Menurut media Israel Hayom, Ben Gvir menyampaikan rasa frustrasinya kepada orang-orang terdekatnya mengenai kebijakan Smotrich.
“(Smotrich) seseorang yang sangat sombong, merasa dirinya ahli dalam urusan keamanan dan ekonomi, bahkan kini berpikir ia memahami keamanan dalam negeri… padahal sebenarnya ia tidak tahu apa-apa,” ucap Ben Gvir.
Kemarahan Ben Gvir terhadap Smotrich dikaitkan dengan pernyataan Smotrich kepada para wartawan sebelumnya.
Kala itu, Smotrich mengkritik permintaan Ben Gvir untuk menggandakan anggaran Kementerian Keamanan Nasional menjadi 20 miliar shekel (sekitar 5,4 miliar dolar AS).
Smotrich menilai, Ben Gvir meminta peningkatan anggaran kementeriannya tanpa menunjukkan hasil yang nyata dalam perang di Gaza.

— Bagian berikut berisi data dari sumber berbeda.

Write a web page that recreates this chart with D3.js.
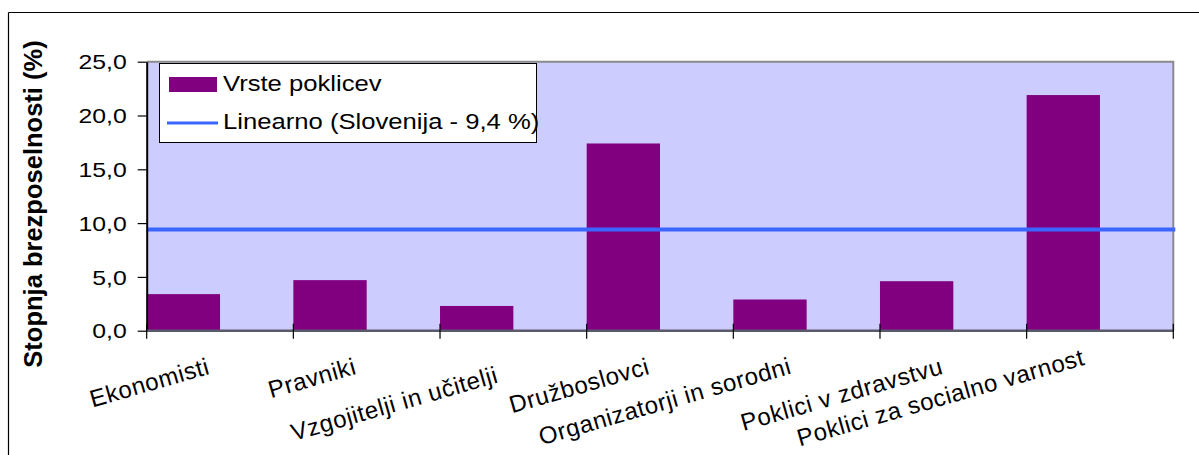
<!DOCTYPE html>
<html>
<head>
<meta charset="utf-8">
<script src="https://cdn.jsdelivr.net/npm/d3@7"></script>
<style>
  html, body { margin: 0; padding: 0; background: #ffffff; }
  svg { display: block; font-family: "Liberation Sans", Arial, sans-serif; }
</style>
</head>
<body>
<svg id="chart" width="1199" height="455"></svg>
<script>
// ---- data ----
const categories = [
  "Ekonomisti",
  "Pravniki",
  "Vzgojitelji in učitelji",
  "Družboslovci",
  "Organizatorji in sorodni",
  "Poklici v zdravstvu",
  "Poklici za socialno varnost"
];
const values = [3.4, 4.7, 2.3, 17.4, 2.9, 4.6, 21.9];
const labelRows = [0, 0, 1, 0, 1, 0, 1];
const yTickValues = [0, 5, 10, 15, 20, 25];
const averageValue = 9.4;
const barSeriesName = "Vrste poklicev";
const lineSeriesName = "Linearno (Slovenija - 9,4 %)";
const yAxisTitle = "Stopnja brezposelnosti (%)";

// ---- layout ----
const plot = { left: 146.7, right: 1173.3, top: 61.7, bottom: 330.7 };
const svg = d3.select("#chart");

const x = d3.scaleBand().domain(categories).range([plot.left, plot.right]).paddingInner(0).paddingOuter(0);
const y = d3.scaleLinear().domain([0, 25]).range([plot.bottom, plot.top]);
const fmt = v => d3.format(".1f")(v).replace(".", ",");

// outer chart border (top and left visible)
svg.append("line").attr("x1", 8.5).attr("x2", 1199).attr("y1", 12.5).attr("y2", 12.5)
  .attr("stroke", "#000").attr("stroke-width", 1.2);
svg.append("line").attr("x1", 8.5).attr("x2", 8.5).attr("y1", 12.5).attr("y2", 455)
  .attr("stroke", "#000").attr("stroke-width", 1.2);

// plot background
svg.append("rect")
  .attr("x", plot.left).attr("y", plot.top)
  .attr("width", plot.right - plot.left).attr("height", plot.bottom - plot.top)
  .attr("fill", "#ccccff");
// plot border top/right
svg.append("path")
  .attr("d", `M${plot.left},${plot.top}H${plot.right}V${plot.bottom}`)
  .attr("fill", "none").attr("stroke", "#8a8a8a").attr("stroke-width", 2);

// bars
svg.append("g").selectAll("rect").data(categories).join("rect")
  .attr("x", d => x(d))
  .attr("y", (d, i) => y(values[i]))
  .attr("width", x.bandwidth() / 2)
  .attr("height", (d, i) => y(0) - y(values[i]))
  .attr("fill", "#800080");

// average line
svg.append("line")
  .attr("x1", plot.left).attr("x2", plot.right + 2)
  .attr("y1", y(averageValue)).attr("y2", y(averageValue))
  .attr("stroke", "#3a66ff").attr("stroke-width", 4);

// y axis
const yAxis = svg.append("g").attr("transform", `translate(${plot.left},0)`)
  .call(d3.axisLeft(y).tickValues(yTickValues).tickSize(9).tickSizeOuter(0).tickFormat(fmt));
yAxis.select(".domain").attr("stroke", "#000").attr("stroke-width", 2);
yAxis.selectAll(".tick line").attr("stroke", "#000").attr("stroke-width", 1.2);
const ySx = 1.24;
yAxis.selectAll(".tick text")
  .attr("x", -20 / ySx).attr("dy", "0.36em")
  .attr("transform", `scale(${ySx},1)`)
  .attr("font-size", 20).attr("fill", "#000");

// x axis
svg.append("line").attr("x1", plot.left).attr("x2", plot.right)
  .attr("y1", y(0)).attr("y2", y(0))
  .attr("stroke", "#5a5a6a").attr("stroke-width", 2.5);
const tickXs = categories.map(c => x(c)).concat([x.range()[1]]);
svg.append("g").selectAll("line").data(tickXs).join("line")
  .attr("x1", d => d).attr("x2", d => d)
  .attr("y1", y(0) - 7).attr("y2", y(0) + 8)
  .attr("stroke", "#000").attr("stroke-width", 1.2);

// category labels (staggered, rotated, right end anchored near the category centre)
const refLowerX = x(categories[2]) + x.bandwidth() / 2;
svg.append("g").selectAll("text").data(categories).join("text")
  .attr("transform", (d, i) => {
    const cx = x(d) + x.bandwidth() / 2;
    const lower = labelRows[i] === 1;
    const ax = cx - (lower ? 14 : 9);
    const ay = lower ? 382 - (cx - refLowerX) * 0.03 : 373.5;
    return `translate(${ax},${ay}) rotate(-16)`;
  })
  .attr("text-anchor", "end")
  .attr("font-size", 24)
  .attr("letter-spacing", 0.6)
  .attr("fill", "#000")
  .text(d => d);

// y title
svg.append("text")
  .attr("transform", `translate(42,${(38 + 370) / 2}) rotate(-90)`)
  .attr("text-anchor", "middle")
  .attr("font-size", 25.5).attr("font-weight", "bold")
  .text(yAxisTitle);

// legend
const lg = svg.append("g");
lg.append("rect").attr("x", 159.5).attr("y", 63.5).attr("width", 377).attr("height", 79)
  .attr("fill", "#fff").attr("stroke", "#000").attr("stroke-width", 1);
lg.append("rect").attr("x", 169).attr("y", 77).attr("width", 48).attr("height", 15).attr("fill", "#800080");
lg.append("line").attr("x1", 167).attr("x2", 218).attr("y1", 123).attr("y2", 123)
  .attr("stroke", "#3a66ff").attr("stroke-width", 3);
const lSx = 1.14;
lg.append("text").attr("x", 223 / lSx).attr("y", 91).attr("transform", `scale(${lSx},1)`)
  .attr("font-size", 22.5).text(barSeriesName);
lg.append("text").attr("x", 223 / lSx).attr("y", 129).attr("transform", `scale(${lSx},1)`)
  .attr("font-size", 22.5).text(lineSeriesName);
</script>
</body>
</html>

Sebelumnya, Yedioth Ahronoth melaporkan perselisihan antara Ben Gvir dan Smotrich pernah terjadi di kantor Perdana Menteri Benjamin Netanyahu pada September lalu.
Menurut laporan tersebut, perdebatan itu berakhir dengan pertengkaran dan saling menyalahkan.
Ben Gvir, dalam pertemuan dengan Netanyahu, mempresentasikan rencana untuk membangun 5.000 fasilitas penahanan baru dan meminta anggaran khusus untuk proyek tersebut.
Namun, Smotrich membalas dengan nada tinggi, meminta Ben Gvir untuk menggunakan dana yang sudah ada di kementeriannya terlebih dahulu sebelum mengajukan anggaran baru.
Perselisihan antara Smotrich dan Ben Gvir ini terjadi meskipun keduanya berasal dari partai sayap kanan yang ekstrem; Smotrich memimpin Partai Zionisme Religius, sementara Ben Gvir mengepalai Partai Kekuatan Yahudi.
Kedua partai tersebut mengadopsi kebijakan ekstrem, termasuk permusuhan terhadap warga Arab dan Palestina, serta mendukung perluasan pemukiman Israel di wilayah yang diduduki.
Dalam beberapa bulan terakhir, Smotrich dan Ben Gvir sama-sama mengambil sikap yang keras, seperti menolak menghentikan genosida di Gaza, menyerukan pemiskinan warga Palestina di Gaza, mendesak tindakan menuju aneksasi Tepi Barat yang diduduki, dan mengurangi hak-hak tahanan Palestina.